The dissolved Reichstag failed to give sufficient account to the legitimate wishes and interests of agriculture, which also extend to other areas; in particular, we Westphalian farmers lack a representation therein that is adequate in number and effectiveness. The upcoming new elections give us the duty and the right to demand redress and, as far as it is within our powers, to achieve it.

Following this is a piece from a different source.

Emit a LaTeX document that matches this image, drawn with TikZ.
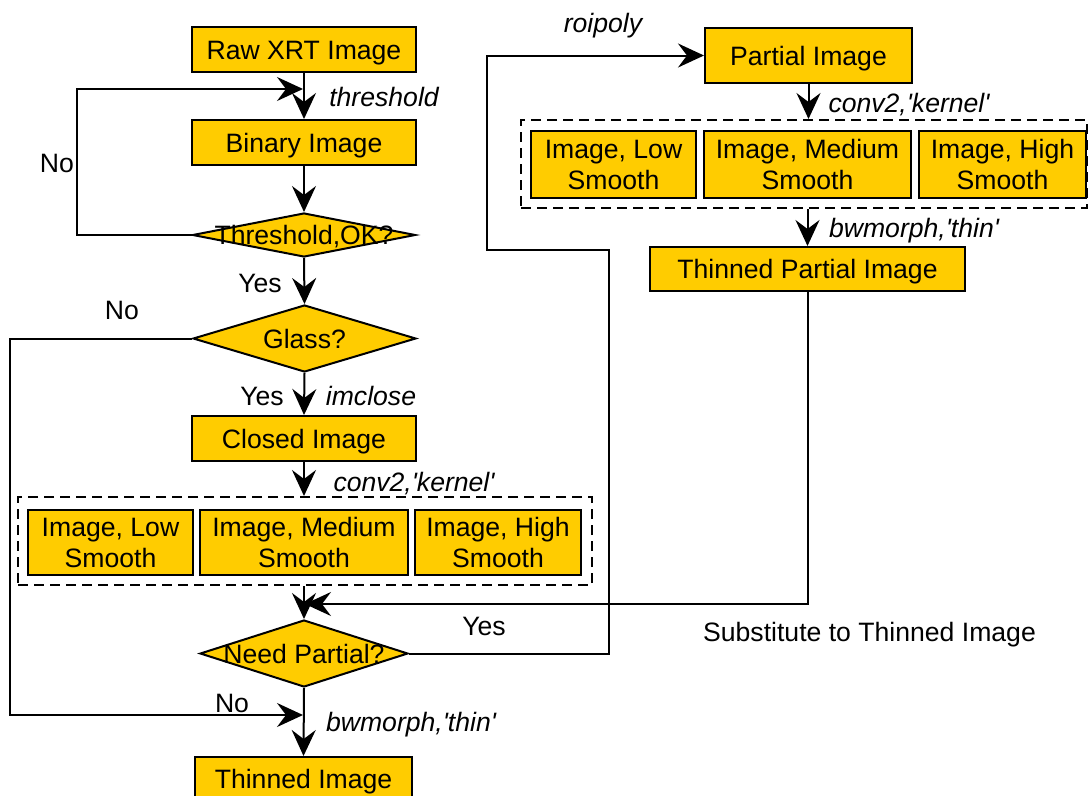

Until now, we have refrained from forming a separate party to achieve these goals, confident that our justified wishes and demands would find consideration within the existing parties, especially the Center Party. Therefore, at the meeting of the representatives [Vertrauensmänner] of the Center Party for Westphalia, held in Münster on May 24, we presented our complaints and wishes, and, in particular, demanded guarantees for an adequate representation for the predominantly agricultural electoral districts. To justify our demands, it is sufficient to point out that of the 9 Reichstag electoral districts of Westphalia that elected Center representatives [Centrumsabgeordnete], only 2 were represented by a farmer in the last Reichstag, and of the 4 Reichstag electoral districts of the Münsterland, in spite of an overwhelmingly agricultural population, none was represented by a farmer in the last Reichstag, whereas 7 or 8 of the 9 electoral districts used to have a professional farmer as representative.